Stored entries

= = = = =

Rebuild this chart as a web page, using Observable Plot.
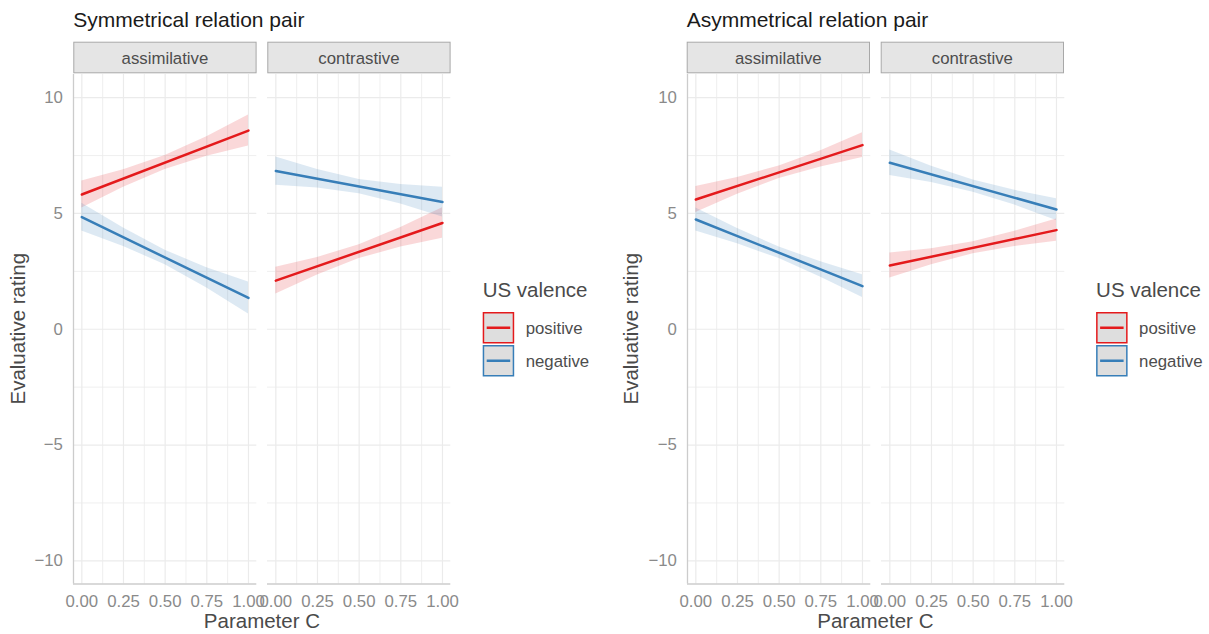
<!DOCTYPE html>
<html>
<head>
<meta charset="utf-8">
<script src="https://cdn.jsdelivr.net/npm/d3@7"></script>
<script src="https://cdn.jsdelivr.net/npm/@observablehq/plot@0.6"></script>
<style>
  html, body { margin: 0; padding: 0; background: #fff; }
  #root { position: relative; width: 1209px; height: 634px; overflow: hidden; font-family: "Liberation Sans", Arial, sans-serif; }
  #root svg.panel { position: absolute; }
  #overlay { position: absolute; left: 0; top: 0; pointer-events: none; }
</style>
</head>
<body>
<div id="root"></div>
<script>
// ---------- data ----------
const groups = ["Symmetrical relation pair", "Asymmetrical relation pair"];
const facets = ["assimilative", "contrastive"];
const valences = ["positive", "negative"];
const colors = ["#E41A1C", "#377EB8"];
const legendTitle = "US valence";
const xTitle = "Parameter C";
const yTitle = "Evaluative rating";

const xTicks = [0, 0.25, 0.5, 0.75, 1];
const xMinor = [0.125, 0.375, 0.625, 0.875];
const yTicks = [-10, -5, 0, 5, 10];
const yMinor = [-7.5, -2.5, 2.5, 7.5];
const xDomain = [-0.05, 1.05];
const yDomain = [-11, 11];

// x positions at which the confidence band was read
const bandX = [0, 0.25, 0.5, 0.75, 1];

// series: group index, facet index, valence index
const seriesGroup   = [0, 0, 0, 0, 1, 1, 1, 1];
const seriesFacet   = [0, 0, 1, 1, 0, 0, 1, 1];
const seriesValence = [0, 1, 0, 1, 0, 1, 0, 1];
// fitted line at Parameter C = 0 and = 1
const fitStart = [5.82, 4.84, 2.10, 6.83, 5.60, 4.74, 2.75, 7.19];
const fitEnd   = [8.58, 1.35, 4.59, 5.49, 7.95, 1.86, 4.28, 5.17];
// confidence band (lower / upper) at bandX
const bandLow = [
  [5.24, 6.13, 6.90, 7.47, 7.91],
  [4.24, 3.57, 2.79, 1.78, 0.66],
  [1.52, 2.34, 3.05, 3.55, 3.93],
  [6.22, 6.10, 5.85, 5.41, 4.85],
  [5.04, 5.83, 6.51, 7.01, 7.42],
  [4.24, 3.69, 3.05, 2.25, 1.37],
  [2.21, 2.78, 3.26, 3.57, 3.80],
  [6.64, 6.34, 5.92, 5.36, 4.70]
];
const bandHigh = [
  [6.40, 6.89, 7.50, 8.31, 9.25],
  [5.44, 4.37, 3.41, 2.66, 2.04],
  [2.68, 3.10, 3.65, 4.39, 5.25],
  [7.44, 6.90, 6.47, 6.25, 6.13],
  [6.16, 6.55, 7.05, 7.71, 8.48],
  [5.24, 4.35, 3.55, 2.91, 2.35],
  [3.29, 3.48, 3.78, 4.23, 4.76],
  [7.74, 7.04, 6.44, 6.00, 5.64]
];

// ---------- layout ----------
const panelLefts = [[73.3, 267.3], [686.7, 880.7]];
const panelW = 183.3;
const panelTop = 74;
const panelH = 509.5;
const halfOffset = 613.4;

const tickColor = "#8a8a8a";
const titleColor = "#4a4a4a";
const gridColor = "#ebebeb";
const axisLineColor = "#cccccc";
const fontFamily = '"Liberation Sans", Arial, sans-serif';

const minusFmt = d => d < 0 ? "\u2212" + Math.abs(d) : String(d);
const xFmt = d3.format(".2f");

const root = document.getElementById("root");

function makePanel(g, f) {
  const showY = f === 0;
  const left = panelLefts[g][f];
  const ml = showY ? left - (g === 0 ? 0 : 613.4 - 0) : 24;
  const marginLeft = showY ? 60 : 24;
  const marginRight = 24, marginTop = 4, marginBottom = 36;
  const marks = [
    Plot.ruleX(xMinor, {stroke: gridColor, strokeWidth: 0.8}),
    Plot.ruleX(xTicks, {stroke: gridColor, strokeWidth: 1.2}),
    Plot.ruleY(yMinor, {stroke: gridColor, strokeWidth: 0.8}),
    Plot.ruleY(yTicks, {stroke: gridColor, strokeWidth: 1.2})
  ];
  for (let i = 0; i < fitStart.length; i++) {
    if (seriesGroup[i] !== g || seriesFacet[i] !== f) continue;
    const c = colors[seriesValence[i]];
    const band = bandX.map((x, k) => ({x, lo: bandLow[i][k], hi: bandHigh[i][k]}));
    const fit = [
      {x: bandX[0], y: fitStart[i]},
      {x: bandX[bandX.length - 1], y: fitEnd[i]}
    ];
    marks.push(Plot.areaY(band, {x: "x", y1: "lo", y2: "hi", fill: c, fillOpacity: 0.17}));
    marks.push(Plot.line(fit, {x: "x", y: "y", stroke: c, strokeWidth: 2.5}));
  }
  marks.push(Plot.ruleY([yDomain[0]], {stroke: axisLineColor, strokeWidth: 1.3}));
  if (showY) marks.push(Plot.ruleX([xDomain[0]], {stroke: axisLineColor, strokeWidth: 1.3}));

  const svg = Plot.plot({
    width: marginLeft + panelW + marginRight,
    height: marginTop + panelH + marginBottom,
    marginLeft, marginRight, marginTop, marginBottom,
    style: {background: "transparent", overflow: "visible", fontSize: "16.8px", fontFamily, color: tickColor},
    x: {domain: xDomain, ticks: xTicks, tickFormat: xFmt, tickSize: 0, tickPadding: 11, label: null},
    y: {domain: yDomain, ticks: yTicks, tickFormat: minusFmt, tickSize: 0, tickPadding: 10.6, label: null, axis: showY ? "left" : null},
    marks
  });
  svg.classList.add("panel");
  svg.style.left = (left - marginLeft) + "px";
  svg.style.top = (panelTop - marginTop) + "px";
  root.appendChild(svg);
}

for (let g = 0; g < groups.length; g++)
  for (let f = 0; f < facets.length; f++) makePanel(g, f);

// ---------- annotations: titles, strips, axis titles, legend ----------
const ov = d3.select(root).append("svg")
  .attr("id", "overlay").attr("width", 1209).attr("height", 634)
  .style("font-family", fontFamily);

groups.forEach((name, g) => {
  const off = g * halfOffset;
  ov.append("text").attr("x", panelLefts[g][0]).attr("y", 27)
    .attr("font-size", 21).attr("fill", "#1a1a1a").text(name);

  facets.forEach((fname, f) => {
    const l = panelLefts[g][f];
    ov.append("rect").attr("x", l + 0.5).attr("y", 42.2).attr("width", panelW - 1).attr("height", 30.6)
      .attr("fill", "#e5e5e5").attr("stroke", "#a8a8a8").attr("stroke-width", 1);
    ov.append("text").attr("x", l + panelW / 2).attr("y", 63.6)
      .attr("text-anchor", "middle").attr("font-size", 16.8).attr("fill", "#4d4d4d").text(fname);
  });

  const cx = (panelLefts[g][0] + panelLefts[g][1] + panelW) / 2;
  ov.append("text").attr("x", cx).attr("y", 628.3).attr("text-anchor", "middle")
    .attr("font-size", 20.5).attr("fill", titleColor).text(xTitle);
  ov.append("text").attr("transform", `translate(${25 + off},${panelTop + panelH / 2}) rotate(-90)`)
    .attr("text-anchor", "middle").attr("font-size", 20.5).attr("fill", titleColor).text(yTitle);

  // legend
  const lx = 482.7 + off;
  ov.append("text").attr("x", lx).attr("y", 297).attr("font-size", 20.5).attr("fill", titleColor).text(legendTitle);
  valences.forEach((v, k) => {
    const ky = 312 + k * 33;
    ov.append("rect").attr("x", lx + 0.75).attr("y", ky + 0.75).attr("width", 30).attr("height", 30)
      .attr("fill", "#dedede").attr("stroke", colors[k]).attr("stroke-width", 1.5);
    ov.append("line").attr("x1", lx + 4).attr("x2", lx + 27.5).attr("y1", ky + 15.75).attr("y2", ky + 15.75)
      .attr("stroke", colors[k]).attr("stroke-width", 2.5);
    ov.append("text").attr("x", lx + 43).attr("y", ky + 15.75).attr("dy", "0.35em")
      .attr("font-size", 16.8).attr("fill", "#4d4d4d").text(v);
  });
});
</script>
</body>
</html>
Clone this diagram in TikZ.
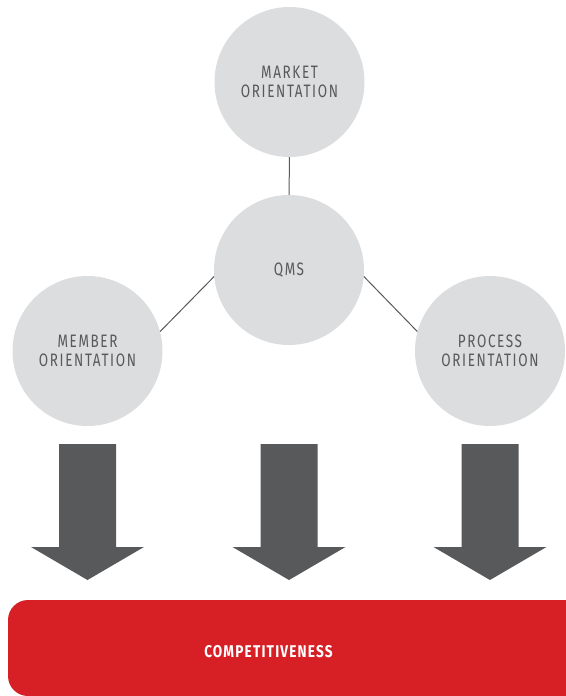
\documentclass[tikz,border=0pt]{standalone}
\usepackage{fontspec}
\setmainfont{Fira Sans}
\newfontfamily\circlefont{Fira Sans}[FakeStretch=0.75,LetterSpace=9]
\newfontfamily\boxfont{Fira Sans}[FakeStretch=0.8,LetterSpace=7]
\usetikzlibrary{positioning}
\definecolor{circlegrey}{HTML}{DCDDDE}
\definecolor{darkgrey}{HTML}{58595B}
\definecolor{compred}{HTML}{D71F26}

\begin{document}
\begin{tikzpicture}[x=1pt, y=-1pt,
  orient node/.style={circle, fill=circlegrey, minimum size=150pt, inner sep=0pt,
    align=center, text=darkgrey, font=\circlefont\fontsize{18}{19}\selectfont},
  link/.style={draw=darkgrey, line width=1pt}]
  \useasboundingbox (0,0) rectangle (565,696);

  \node[orient node] (market) at (289.5,82) {MARKET\\ORIENTATION};
  \node[orient node] (qms) at (289,270) {QMS};
  \node[orient node] (member) at (87.5,351) {MEMBER\\ORIENTATION};
  \node[orient node] (process) at (490,351) {PROCESS\\ORIENTATION};
 \path[link] (market) -- (qms);
 \path[link] (qms.185) -- (member.15);
 \path[link] (qms.-5) -- (process.165);

 % big arrows down to the bar
 \foreach \x in {87.5,289,490}
   \fill[darkgrey] (\x-28.5,444) -- (\x+28.5,444) -- (\x+28.5,547) -- (\x+56.5,547)
     -- (\x,580) -- (\x-56.5,547) -- (\x-28.5,547) -- cycle;

 \fill[compred, rounded corners=20pt] (8,600) rectangle (590,696);
 \node[text=white, font=\boxfont\bfseries\fontsize{17}{19}\selectfont] (comp) at (268.5,652) {COMPETITIVENESS};

\end{tikzpicture}
\end{document}
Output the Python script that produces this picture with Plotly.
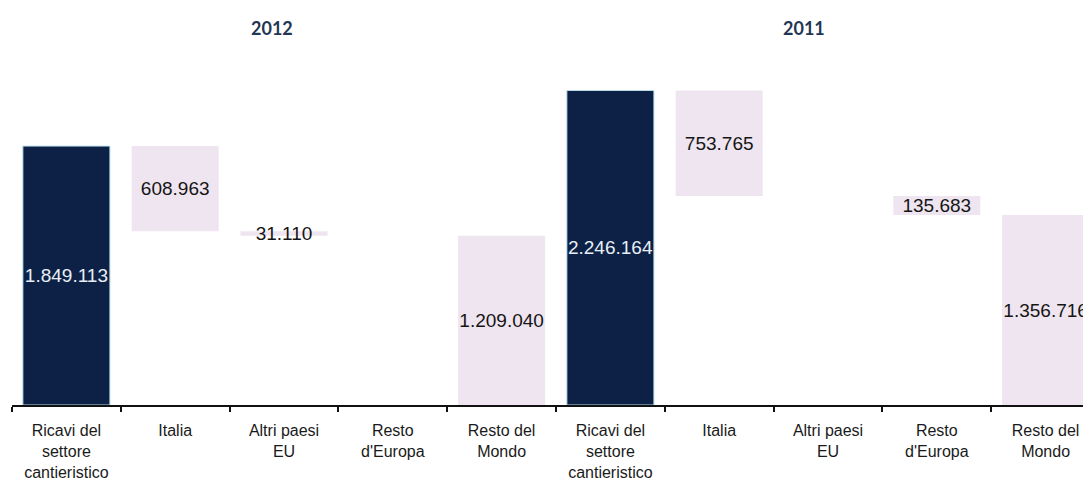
import plotly.graph_objects as go

# ---- data ----
years = ["2012", "2011"]
categories = ["Ricavi del<br>settore<br>cantieristico", "Italia", "Altri paesi<br>EU",
              "Resto<br>d'Europa", "Resto del<br>Mondo"]
totals = [1849113, 2246164]
italia = [608963, 753765]
altri_eu = [31110, 0]
resto_europa = [0, 135683]
resto_mondo = [1209040, 1356716]


def fmt(v):
    return f"{v:,}".replace(",", ".") if v else ""


n = len(categories)
tot_x, tot_y, tot_text = [], [], []
comp_x, comp_y, comp_base, comp_text = [], [], [], []
for i, yr in enumerate(years):
    tot_x.append(i * n)
    tot_y.append(totals[i])
    tot_text.append(fmt(totals[i]))
    top = totals[i]
    for j, vals in enumerate([italia, altri_eu, resto_europa, resto_mondo], start=1):
        v = vals[i]
        comp_x.append(i * n + j)
        comp_y.append(v)
        comp_base.append(top - v)
        comp_text.append(fmt(v))
        top -= v

tick_vals = list(range(n * len(years)))
tick_text = categories * len(years)

DARK = "#0c2145"
LIGHT = "#efe5f0"

fig = go.Figure()
fig.add_trace(go.Bar(
    x=tot_x, y=tot_y, base=[0] * len(tot_y), width=0.8,
    marker=dict(color=DARK, line=dict(color="#b9dde8", width=1)),
    text=tot_text, textposition="inside", insidetextanchor="middle",
    constraintext="none", textangle=0,
    insidetextfont=dict(family="Liberation Sans, Arial", size=19, color="#e8eef6"),
    showlegend=False, cliponaxis=False,
))
fig.add_trace(go.Bar(
    x=comp_x, y=comp_y, base=comp_base, width=0.8,
    marker=dict(color=LIGHT, line=dict(width=0)),
    text=comp_text, textposition="inside", insidetextanchor="middle",
    constraintext="none", textangle=0,
    insidetextfont=dict(family="Liberation Sans, Arial", size=19, color="#151515"),
    showlegend=False, cliponaxis=False,
))

# page body has an 8px offset; figure coordinates = screen - 8
plot_left = 4
plot_top, plot_bottom = 52, 397
cat_px = 108.8
x_max = -0.5 + (1091 - plot_left) / cat_px
fig.update_layout(
    width=1091, height=486,
    margin=dict(l=plot_left, r=0, t=plot_top, b=486 - plot_bottom),
    paper_bgcolor="white", plot_bgcolor="white",
    barmode="overlay",
    xaxis=dict(
        range=[-0.5, x_max], tickmode="array", tickvals=tick_vals, ticktext=tick_text,
        ticks="", showgrid=False, zeroline=False, ticklabelstandoff=10,
        showline=True, linecolor="#111111", linewidth=2,
        tickfont=dict(family="Liberation Sans, Arial", size=16, color="#1a1a1a"),
        minor=dict(tickvals=[k - 0.5 for k in range(n * len(years) + 1)],
                   ticks="outside", ticklen=5, tickwidth=2, tickcolor="#111111",
                   showgrid=False),
    ),
    yaxis=dict(range=[0, 2464000], visible=False, showgrid=False, zeroline=False),
)

title_y = (plot_bottom - 20) / (plot_bottom - plot_top)
for yr, px in zip(years, [264, 796]):
    fig.add_annotation(
        text=f"<b>{yr}</b>", xref="paper", yref="paper",
        x=(px - plot_left) / (1091 - plot_left), y=title_y, xanchor="center", yanchor="middle",
        showarrow=False, font=dict(family="Lato, Open Sans", size=18, color="#1f3654"),
    )

fig.write_html("out.html")
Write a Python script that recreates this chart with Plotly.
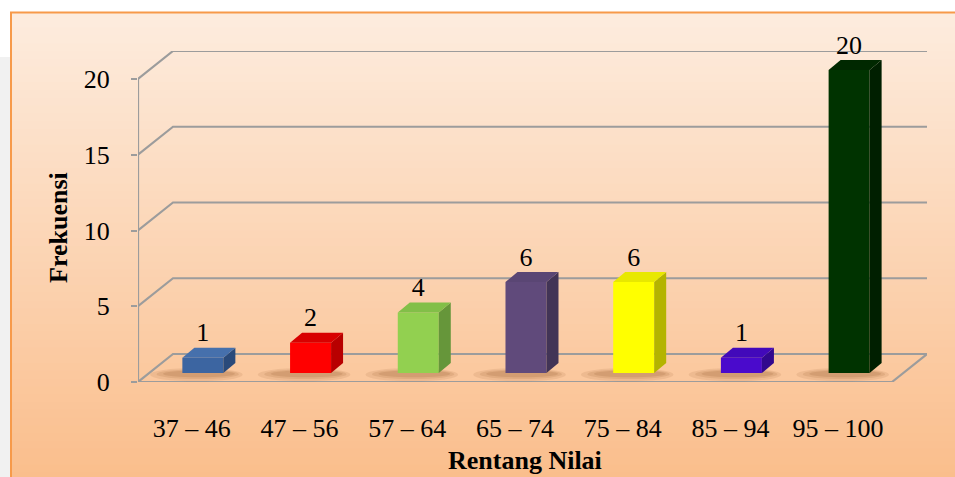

= = = = =

What to work on » Without the pictures, write out the lines from the beginning of the entries through the line with "const bandX = [0, 0.25, 0.5, 0.75, 1];".

The result »
Rebuild this chart as a web page, using Observable Plot.
<!DOCTYPE html>
<html>
<head>
<meta charset="utf-8">
<script src="https://cdn.jsdelivr.net/npm/d3@7"></script>
<script src="https://cdn.jsdelivr.net/npm/@observablehq/plot@0.6"></script>
<style>
  html, body { margin: 0; padding: 0; background: #fff; }
  #root { position: relative; width: 1209px; height: 634px; overflow: hidden; font-family: "Liberation Sans", Arial, sans-serif; }
  #root svg.panel { position: absolute; }
  #overlay { position: absolute; left: 0; top: 0; pointer-events: none; }
</style>
</head>
<body>
<div id="root"></div>
<script>
// ---------- data ----------
const groups = ["Symmetrical relation pair", "Asymmetrical relation pair"];
const facets = ["assimilative", "contrastive"];
const valences = ["positive", "negative"];
const colors = ["#E41A1C", "#377EB8"];
const legendTitle = "US valence";
const xTitle = "Parameter C";
const yTitle = "Evaluative rating";

const xTicks = [0, 0.25, 0.5, 0.75, 1];
const xMinor = [0.125, 0.375, 0.625, 0.875];
const yTicks = [-10, -5, 0, 5, 10];
const yMinor = [-7.5, -2.5, 2.5, 7.5];
const xDomain = [-0.05, 1.05];
const yDomain = [-11, 11];

// x positions at which the confidence band was read
const bandX = [0, 0.25, 0.5, 0.75, 1];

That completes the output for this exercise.